* [Task description] Exactly as written, retype the listing below, omitting the pictures.

* [Dataset content]
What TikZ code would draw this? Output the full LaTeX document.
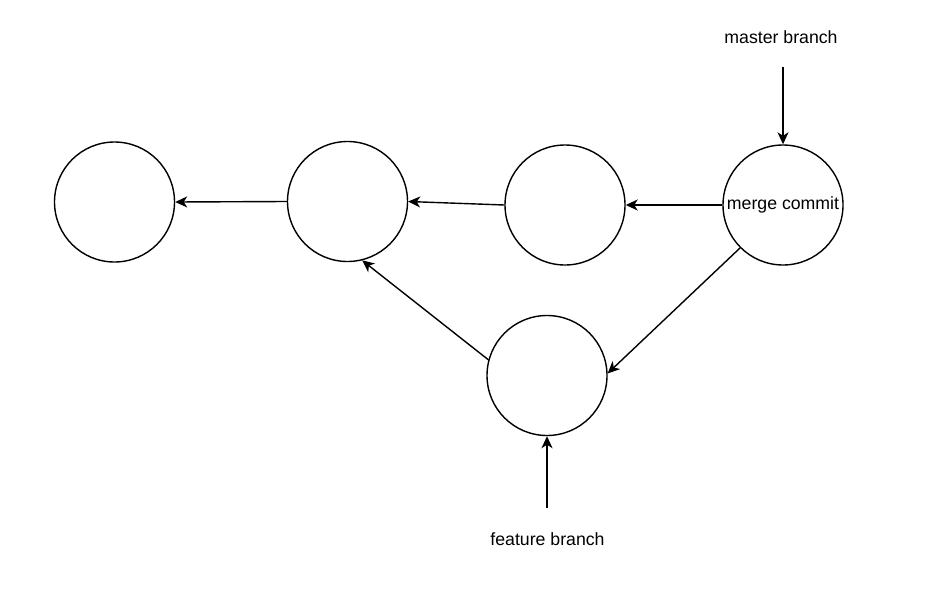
\documentclass[tikz,border=0pt]{standalone}
\usepackage{fontspec}
\setmainfont{Liberation Sans}
\usetikzlibrary{arrows.meta}
\begin{document}
\begin{tikzpicture}[x=1pt,y=-1pt,
  commit/.style={draw=black,circle,line width=1.4pt,minimum size=120pt,inner sep=0pt,font=\fontsize{17.7}{20}\selectfont},
  lbl/.style={font=\fontsize{17.7}{20}\selectfont,inner sep=0pt},
  conn/.style={draw=black,line width=1.4pt,-{Stealth[length=12pt,width=11pt,inset=3.5pt]}}]
\useasboundingbox (0,0) rectangle (944,594);
\node[commit] (c1) at (114.5,202) {};
\node[commit] (c2) at (347.5,201.5) {};
\node[commit] (c3) at (565,205) {};
\node[commit] (c4) at (783,205) {merge commit};
\node[commit] (c5) at (547,375.5) {};
\node[lbl] (master) at (781,37) {master branch};
\node[lbl] (feature) at (547.5,539) {feature branch};
\coordinate (ms) at (783,67);
\coordinate (fs) at (547,508);
\draw[conn] (ms) -- (c4.north);
\draw[conn] (fs) -- (c5.south);
\draw[conn] (c2.west) -- (c1.east);
\draw[conn] (c3.west) -- (c2.east);
\draw[conn] (c4.west) -- (c3.east);
\draw[conn] (c4.225) -- (c5.2);
\draw[conn] (c5.165.5) -- (c2.-76);
\end{tikzpicture}
\end{document}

* [Completed task]
What TikZ code would draw this? Output the full LaTeX document.
\documentclass[tikz,border=0pt]{standalone}
\usepackage{fontspec}
\setmainfont{Liberation Sans}
\usetikzlibrary{arrows.meta}
\begin{document}
\begin{tikzpicture}[x=1pt,y=-1pt,
  commit/.style={draw=black,circle,line width=1.4pt,minimum size=120pt,inner sep=0pt,font=\fontsize{17.7}{20}\selectfont},
  lbl/.style={font=\fontsize{17.7}{20}\selectfont,inner sep=0pt},
  conn/.style={draw=black,line width=1.4pt,-{Stealth[length=12pt,width=11pt,inset=3.5pt]}}]
\useasboundingbox (0,0) rectangle (944,594);
\node[commit] (c1) at (114.5,202) {};
\node[commit] (c2) at (347.5,201.5) {};
\node[commit] (c3) at (565,205) {};
\node[commit] (c4) at (783,205) {merge commit};
\node[commit] (c5) at (547,375.5) {};
\node[lbl] (master) at (781,37) {master branch};
\node[lbl] (feature) at (547.5,539) {feature branch};
\coordinate (ms) at (783,67);
\coordinate (fs) at (547,508);
\draw[conn] (ms) -- (c4.north);
\draw[conn] (fs) -- (c5.south);
\draw[conn] (c2.west) -- (c1.east);
\draw[conn] (c3.west) -- (c2.east);
\draw[conn] (c4.west) -- (c3.east);
\draw[conn] (c4.225) -- (c5.2);
\draw[conn] (c5.165.5) -- (c2.-76);
\end{tikzpicture}
\end{document}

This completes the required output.